The Japanese style house in America – a testimony of a WWII-era love story
Those roaming the streets of the American city of Fairfax, close to the federal capital Washington, stop in bewilderment in front of a Japanese traditional style house which seems out of the neighboring architectural landscape. Few know that behind the beautiful house lies a WWII era love story. Washington Post told it to its readers.
Shortly before the end of World War II, Joseph Carrigan was drafted into the US Army and sent to Japan, where he was part of the first troops to occupy the country. He remembers that one day, when he was in the officer’s club, he noticed his future wife across the room. It later took him three months to track down Lydia Mitchell.
They married soon and in 1947, the young couple decided to return to the United States. As he couldn’t find work and her missing Japan very much, the two decided to go back to the land of the rising sun. Joseph went back to his old job in the army, but as a civilian this time.
During the Vietnam War, when a housing crisis was looming, Joseph was authorized to build a house inside the military base. He designed and built it himself, in a traditional Japanese style, but with some Western influences.
When he retired in 1992, he decided it was high time they moved back to America. To convince his wife, more drawn to Japan than himself, Joseph promised her he would build a house in Fairfax similar to the one raised inside the military base. He brought a carpenter from Japan, ordered the roof tiles from across the Pacific and even hired a landscape architect to create a Japanese garden.

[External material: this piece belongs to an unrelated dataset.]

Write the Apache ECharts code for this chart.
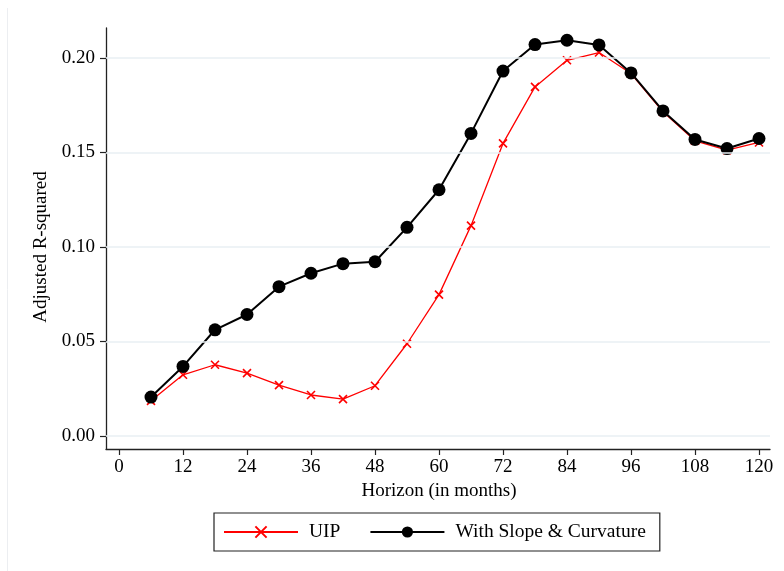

The couple’s youngest daughter recalls that when her mother finally moved back to America she found a house looking exactly the same with the one she had just left. “It’s funny because I grew up in this home in Japan and then I come and visit them in Fairfax and all of a sudden, I’m 8 years old. It’s the same home,” she remembered.
Japanese diplomats serving in Washington DC came to see the house while Japanese magazines wrote about the house in Fairfax. Joseph died two years ago when he was 90 while Lydia passed away early this year. Their Japanese style house keeps telling their WWII-era love story.